Businessman Kamlesh Pattni has sold his 50.7 per cent stake in Marshalls East Africa to a consortium of nine investors — including existing shareholders.
The sale comes months after he gained control of the loss-making car dealer from his business rival, Ketan Somaia.
Regulatory filings to the Capital Markets Authority (CMA) show that Mr Pattni’s investment vehicle, Marshalls Investments Limited, has disappeared from the list of top shareholders while six existing owners increased their stake by 22.7 per cent.
Three new investors — Global Ltd, Azmaveth Investment and Kobos Ltd — entered the car dealer’s top shareholder list with a combined stake of 28.4 per cent.
Sources close to the transaction said it happened between April and May and it came as a surprise because analysts and car dealers had expected that Mr Patnni would sell his stake to global car dealers angling for the Kenyan market.

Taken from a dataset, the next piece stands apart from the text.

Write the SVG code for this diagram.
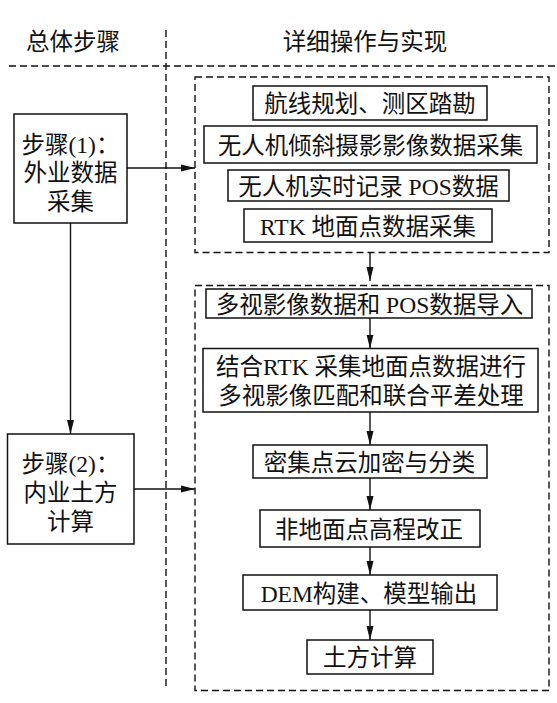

Woodside Ltd, Abner Holdings, Ahoh Investment, Kenaz Holdings, Aijalon Investments, and Ramoth Holdings are the existing shareholders whose stakes have risen by between 1.8 per cent and 8.1 per cent.
Mr Pattni has issued a notice to shareholders in March 13 of his intention to sell up to seven million shares or 48.6 per cent stake in the company.
The market value of the deal is estimated at about Sh90 million based on the car dealer’s average share price of Sh12.30 at the Nairobi Securities Exchange for the 7.2 million shares.
“A large Asian vehicle manufacture could be seeking to use Marshall’s dealership network in the country to establish a presence in East Africa,” a former executive of Marshalls said when Pattni announced his intention to dispose of the shares.
Last year, Mr Pattni ceded another 15 per cent stake that earned the controversial businessman more than Sh30 million.
The deal happens barely two years after he wrested the firm back from business adversary Mr Somaia, who had since 2006 been fighting for control of the firm’s boardroom and executive suite.
Mr Pattni has insisted that he bought a controlling stake in Marshalls, arguing that Mr Somaia had refused to transfer the shares to him, a contest that played out in the firm’s AGM as the warring shareholders held parallel meetings.
The shareholder spat saw Marshalls end up with six CEOs in three years, a turnover that has hampered the firm’s ability to develop long-term strategy and hire top talent in the increasingly competitive auto sector.
Besides the board wrangles, a thin product line and sluggish sales in Kenya’s new vehicle market has helped rivals such as General Motors, CMC and Toyota to grab its market share, which has seen its sales fall and a deepening of losses since 2007.
It lost the Peugeot franchise in 2007, ending the 47-year partnership Marshalls had with the France-based firm.
Investors have taken notices as its share has become the least sought-after at the Nairobi bourse and goes for weeks without trading, including Wednesday.
Its share price stood at Sh12.3 Wednesday and has shed 7.8 per cent over the past year and lost 3.1 per cent in the past six months.
Marshalls East Africa is betting on luxury and commercial trucks market with new models from Ashok Leyland, Audi and Force Motors to return to profitability.
The auto company reported a net loss of Sh50 million in the six months to September compared with a Sh93 million loss in a similar period last year on revenues that dropped 25.4 per cent to Sh99.4 million.
This was helped by the waiver of a Sh401 million loan borrowed from KCB by Mr Somaia. Directors and executives friendly to Mr Pattni successfully went to court and argued that the loan was issued irregularly when Marshalls did not have a board to approve the monies.
The firm reported a net loss of Sh319 million excluding the one-off loan waiver--extending its loss-making streak to four years.
The loan, which was borrowed in 2006, had grown to Sh808 million at the end of March 2010 and Marshalls provided Sh469 million as an expense on its books pending the outcome of the court case.